“And the prize for the dullest awards ceremony of 2013 goes to .... The Brits!”
Yes, in the middle of the season of bland, back-slapping gatherings, this was the most corporate and well-behaved of the bunch.
Sponsored by a credit card company, it was a celebration of everything from the manufactured - One Direction, to the posh - Mumford & Sons. It’s what we’ve come to expect since the organisers and ITV imposed a zero tolerance policy on any vaguely erratic swearing or bum-baring rock star behaviour.
Good then to see a truly talented singer-songwriter, Scotland’s Emeli Sandé, triumphing with two awards, for Best Album and Best Female Solo Artist. She also stands out from her peers because she’s not the product of one exclusive school in particular.
I’m not talking about any of the expensive private establishments that the Mumfords, Lily Allen, Chris Martin, Florence Welch, Laura Marling and many other chart-topping performers attended.
No, the school that’s giving many aspiring pop stars a leg up and an unfair advantage over the less privileged, was mentioned several times during the awards night - the BRIT school itself.

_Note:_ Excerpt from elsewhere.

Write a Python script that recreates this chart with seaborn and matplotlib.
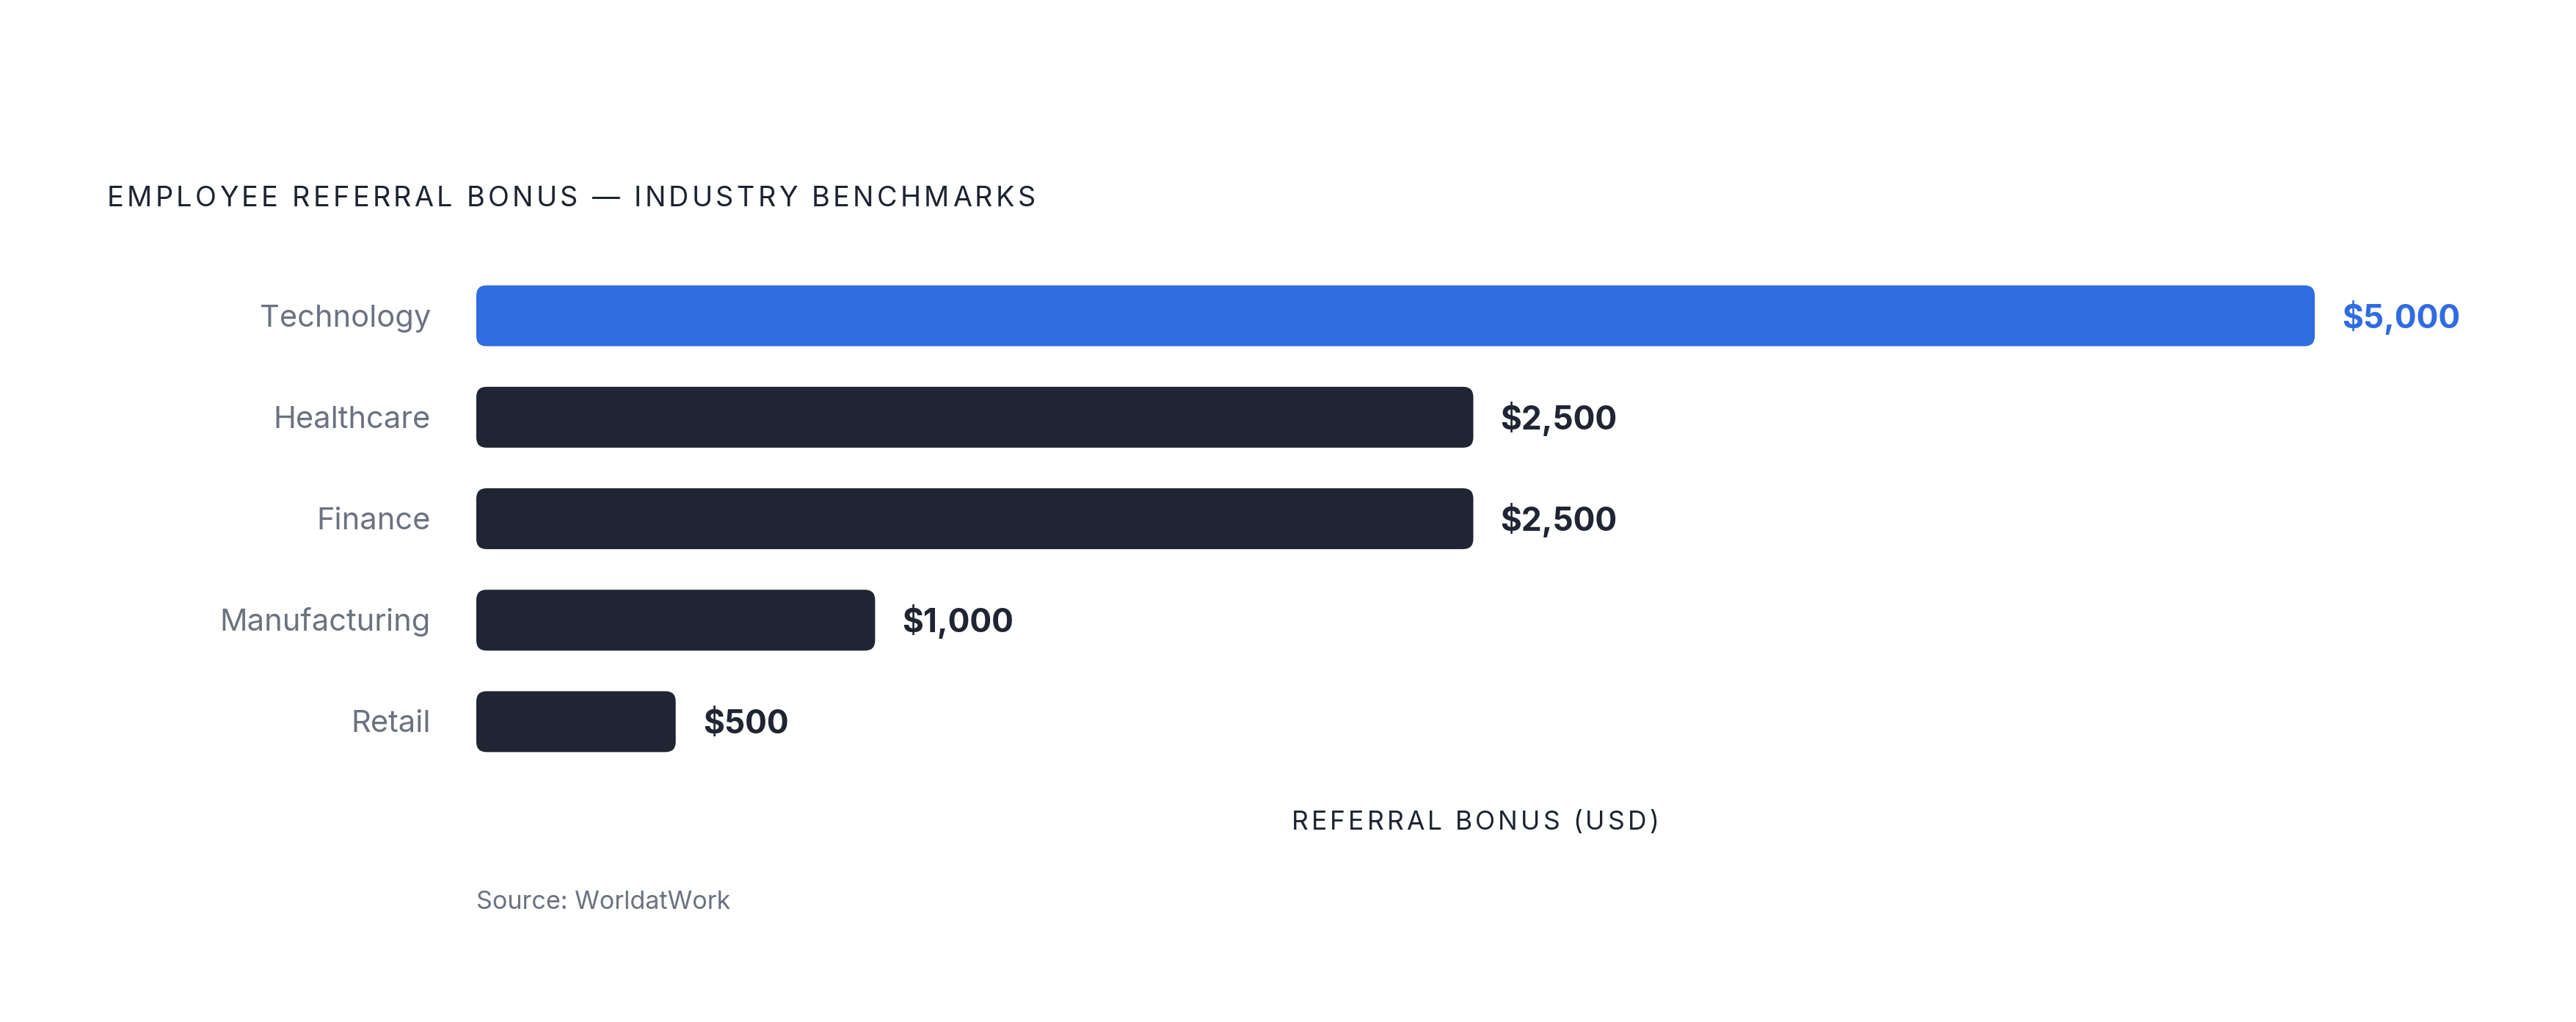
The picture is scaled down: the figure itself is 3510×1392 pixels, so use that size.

Its name is misleading - implying a UK-wide agenda - but its proper title is The London School for Performing Arts & Technology. So to attend this Croydon school, you have to live in the catchment area - Greater London. Off-limits then to the majority of young Brits, and, to rub salt in the wound, if you’re a music fan who, say, travelled down from Scotland and forked out £100 for a ticket to the ceremony, you’re subsidising this London school.

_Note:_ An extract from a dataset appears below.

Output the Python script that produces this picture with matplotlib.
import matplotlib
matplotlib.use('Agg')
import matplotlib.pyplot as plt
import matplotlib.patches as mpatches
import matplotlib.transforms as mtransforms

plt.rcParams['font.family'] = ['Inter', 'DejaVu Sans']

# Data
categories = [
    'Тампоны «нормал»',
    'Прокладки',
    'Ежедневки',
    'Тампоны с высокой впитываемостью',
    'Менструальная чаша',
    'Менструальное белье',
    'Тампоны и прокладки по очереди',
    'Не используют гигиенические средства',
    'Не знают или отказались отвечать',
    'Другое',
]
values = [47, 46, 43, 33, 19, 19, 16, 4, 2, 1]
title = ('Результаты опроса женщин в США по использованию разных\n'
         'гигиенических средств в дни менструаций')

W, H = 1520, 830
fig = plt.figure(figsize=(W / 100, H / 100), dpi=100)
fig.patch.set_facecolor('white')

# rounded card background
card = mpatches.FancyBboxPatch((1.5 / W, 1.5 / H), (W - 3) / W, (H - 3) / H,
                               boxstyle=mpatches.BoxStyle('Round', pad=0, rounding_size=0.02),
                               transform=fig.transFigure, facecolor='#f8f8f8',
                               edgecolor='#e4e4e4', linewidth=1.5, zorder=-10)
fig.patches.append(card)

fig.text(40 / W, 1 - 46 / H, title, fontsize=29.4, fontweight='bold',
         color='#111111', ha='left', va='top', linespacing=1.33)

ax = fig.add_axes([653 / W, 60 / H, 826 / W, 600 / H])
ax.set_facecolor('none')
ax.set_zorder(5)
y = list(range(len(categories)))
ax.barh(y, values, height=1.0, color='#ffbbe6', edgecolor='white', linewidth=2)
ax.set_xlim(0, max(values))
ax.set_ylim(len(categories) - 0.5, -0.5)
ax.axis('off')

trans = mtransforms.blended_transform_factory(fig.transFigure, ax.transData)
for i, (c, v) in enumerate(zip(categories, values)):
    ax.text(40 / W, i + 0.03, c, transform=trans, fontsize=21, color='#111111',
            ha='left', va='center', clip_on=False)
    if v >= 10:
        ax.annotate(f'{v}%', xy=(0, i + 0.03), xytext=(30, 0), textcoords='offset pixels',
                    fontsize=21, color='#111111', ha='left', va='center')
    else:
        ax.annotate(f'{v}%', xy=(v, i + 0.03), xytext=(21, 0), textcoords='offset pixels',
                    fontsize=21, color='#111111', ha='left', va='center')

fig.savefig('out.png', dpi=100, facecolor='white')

That’s because the show is organised by the BPI, the UK recorded music industry’s trade organisation. Substantial proceeds from the BRIT Awards and the Classic BRIT Awards go to the BPI’s charitable arm, the BRIT Trust. It then distributes the millions to good causes - the two main beneficiaries being Nordoff-Robbins Music Therapy and, yes, The BRIT School.
Graduates include BRIT & Oscar-winning Adele, Amy Winehouse, Leona Lewis, Katie Melua, Jessie J, The Kooks, The Feeling - are you feeling a certain blandness creeping in? .... all part of a music biz-subsidised inner circle that’s as exclusive as any private school.
There’s not a trace of blandness about my top theatre tip this week- a mix of drama, radio and cracking music - what’s not to adore? You may have seen the BBC TV series, Takin’ Over The Asylum, back in the ‘90s - notable, among other things, for an early screen appearance by David Tennant. Now writer, Donna Franceschild, has adapted it for the stage, and her tale of a hospital radio station in a psychiatric unit and the patients who come up against skewed perceptions of mental illness, has been brought to life by a brilliant Scottish cast headed by Iain Robertson.
It’s on at the Citizens in Glasgow until the 9th of March, and then Edinburgh’s Royal Lyceum Theatre from the 13th of March until the 6th of April. Don’t miss it.